The other thing that's important: when something slips through, you don't just fix the bug. You encode the class of failure into a new check. The system gets harder to break over time. Human review doesn't work that way — a reviewer who missed a tenancy bug in March doesn't automatically catch the same pattern in October. A check does.

The right model — and why it doesn't exist yet

Here's what this should look like in a world where the tooling catches up.

Git already supports commit signing — you can sign a commit with a GPG or SSH key to prove it came from a specific identity. The natural extension for agentic review is that each review agent signs off on the commit too. The security agent runs, finds no issues, and cryptographically attests that it approved this specific commit. Same for the architecture agent, the tenancy agent, and so on.

Then branch protection would say: this commit cannot merge unless it carries signatures from security-agent, tenancy-agent, and architecture-agent. You'd get a verifiable, cryptographic proof that every required check ran and approved — not just that CI passed, but that specific identities signed off.

That feature doesn't exist. Git supports one signature per commit. GitHub's branch protection has no concept of requiring signatures from a set of identities. Someone needs to build this — either as a Git extension, a GitHub feature, or a layer on top using something like Sigstore. The open questions are real: what does an agent attestation contain, who holds the keys, how do you revoke a compromised agent, how do you version agents as your threat model evolves.

In the meantime, you can get to most of this model with what exists today.

How to approximate this today

The key thing to understand: CI is not where the review happens. CI is where you verify that the review already happened.

The coding agent writes code on a branch. Before it pushes, each review agent runs against the diff and produces a signed attestation — cryptographic proof that it ran and what it found. The security agent attests “I reviewed this commit and found no vulnerabilities.” The tenancy agent attests “every query I found is correctly scoped.” Those attestations are stored and attached to the commit SHA.

Then the coding agent pushes. CI runs. But CI isn't doing the review — it's checking that the right attestations exist and are valid. If any are missing or failed, the push is rejected. The branch protection rule is: “before this can merge, I need to see valid attestations from these specific agent identities.”

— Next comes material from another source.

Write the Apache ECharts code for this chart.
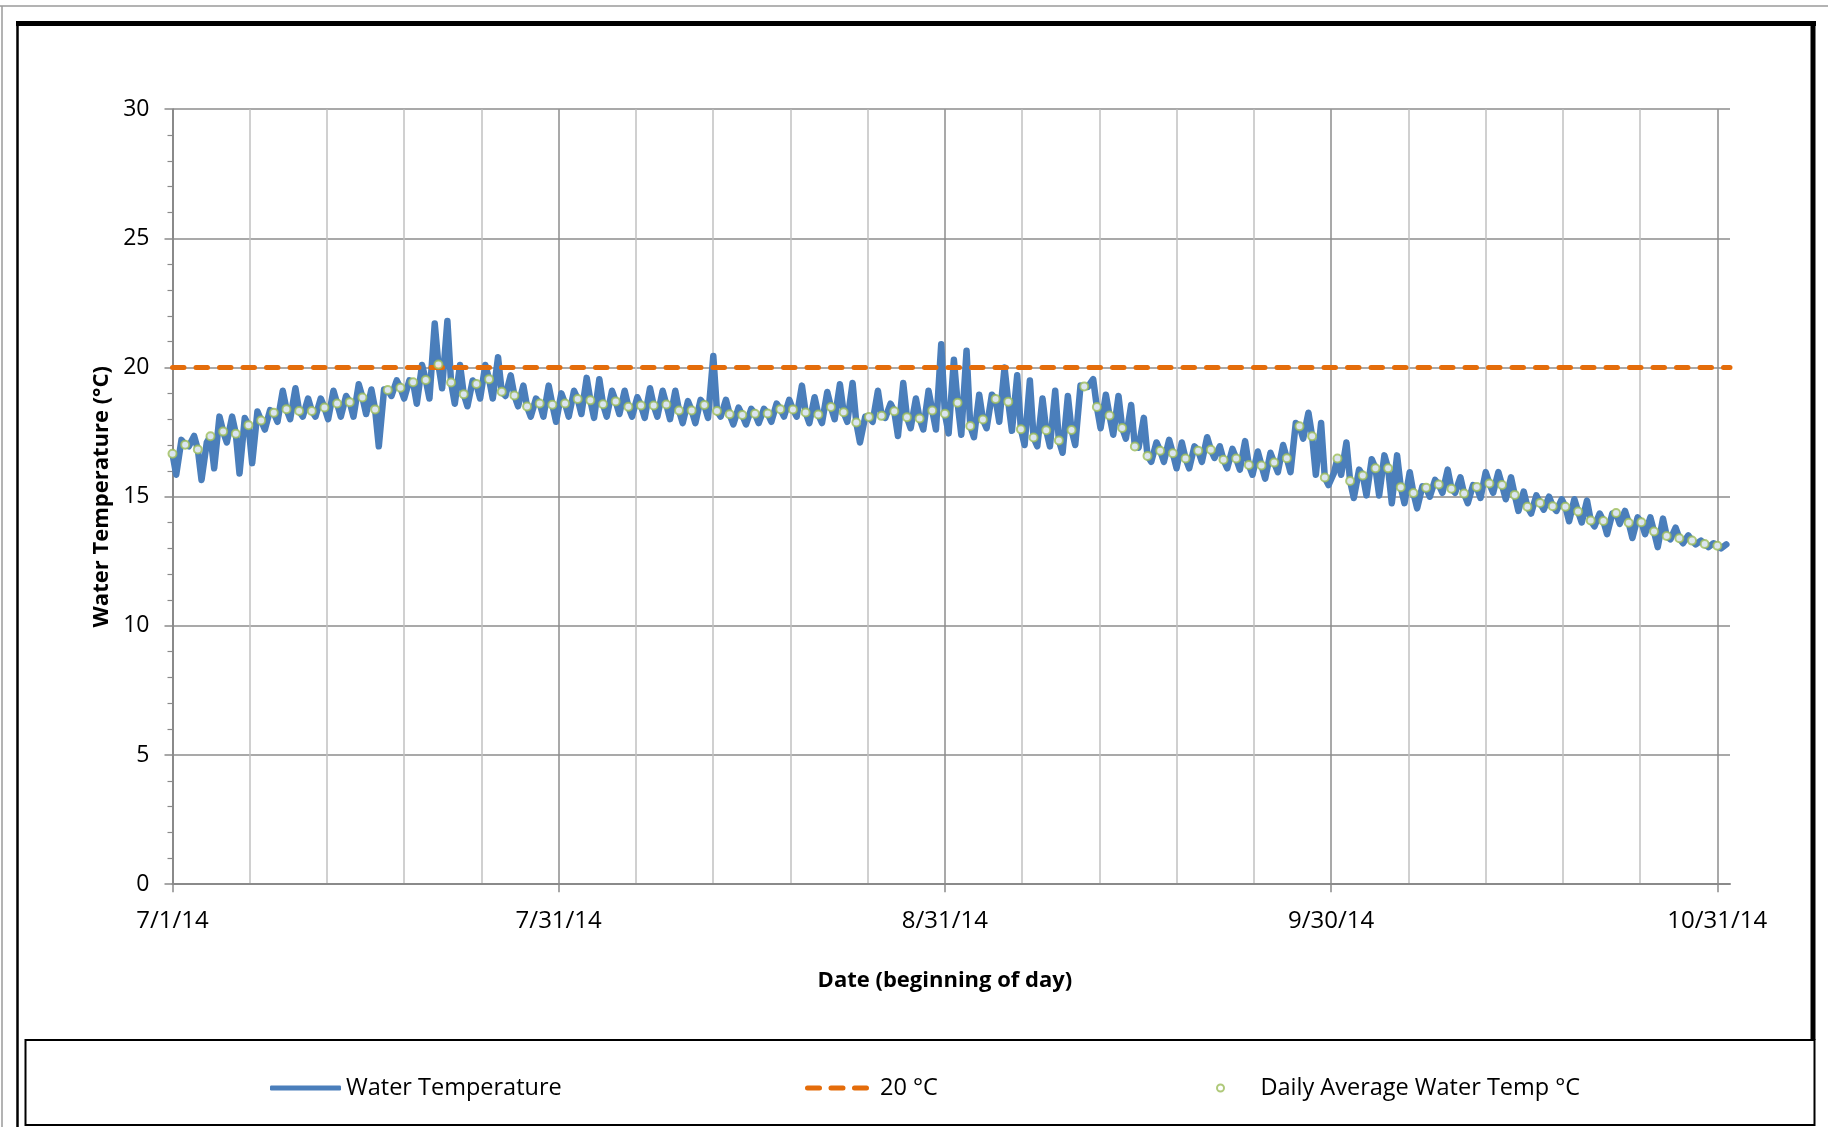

In practice today you approximate this with required status checks. Turn off required human reviews. Use Sigstore / cosign to sign attestations and attach them to the commit. Wire CI jobs to verify those attestations exist. All required attestations present and valid? The bot merges. Any missing? The push fails with a clear explanation of which agent didn't sign off.

It's not elegant. The multi-identity branch protection feature doesn't exist yet, so you're building it on top of the existing primitives. But the logic is sound and the security properties are real.

Where humans still fit

Early on, you're still reviewing — but you're reviewing the agents, not the code. Is the tenancy agent catching everything it should? Did the security agent miss a new attack pattern? You're debugging the system, not the diff.

Over time, as agents prove out, human review becomes exception-based. You step in when something falls outside any agent's coverage, or when an agent flags low confidence. The rest merges automatically.

The long-term version isn't “humans no longer review code.” It's “humans govern the review system.” You design the agents, set the policies, audit outcomes. You're not reading diffs. You're running the machine that reads diffs.

The accountability question

When an agent commits code that causes an incident, people ask: who's responsible? This is the question that will actually block teams from adopting this model, more than any technical limitation.

The honest answer: whoever deployed the agent and whoever decided it was a required check. The same way we think about automated tests — if a bug escaped because a test didn't cover it, we don't blame the test runner. We blame the team that didn't write the test. The agent is the test.

What helps here is that the pipeline produces an auditable trail: what ran, what passed, what merged, when. That's actually better than human review, which mostly produces a comment thread that nobody reads six months later.

The pull request isn't going away tomorrow. But it's already the wrong abstraction for how code is being written. The teams that figure out verification-first review — composable, enforceable, and continuously improving — are going to ship faster with more confidence than anyone still running humans through a 275M commit/week firehose.

You can start building that system today.